Your critique of secularism, your concern for collapsed religious scaffolding, and your emphasis on symbolic content all strike me as attempts to hold onto frameworks that feel richer or more human than the deterministic view I present. But I’m not dismissing humanity or richness; I’m explaining how it arises, why it works, and why it’s consistent with a deterministic worldview. If you think this view lacks substance or value, then you’re failing to engage with its profound implications: that even in a deterministic world, we learn, adapt, create, and act in ways that matter—not because we’re free from causality, but because we’re so deeply and wonderfully bound by it.

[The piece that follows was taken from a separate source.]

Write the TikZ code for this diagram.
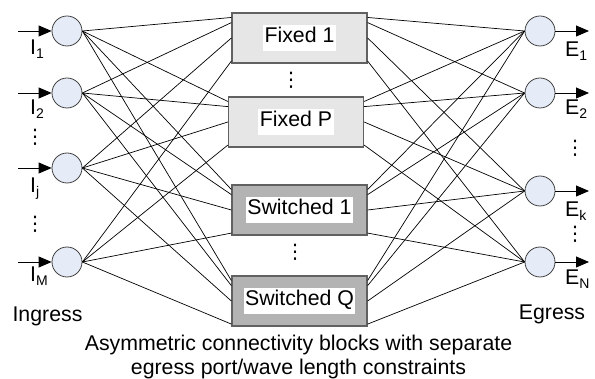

Your unwillingness to address this directly—your deflections into abstractions and critiques of my “brash” style—suggests that what you truly resist isn’t my worldview but the challenge it poses to yours. If you can’t engage with the fundamental role of learning and memory in shaping human behavior, then you’re missing the very foundation of what you claim to be synthesizing. And that’s the gap between us: I’m not dismissing complexity; I’m explaining its roots. You, meanwhile, seem determined to keep those roots obscured.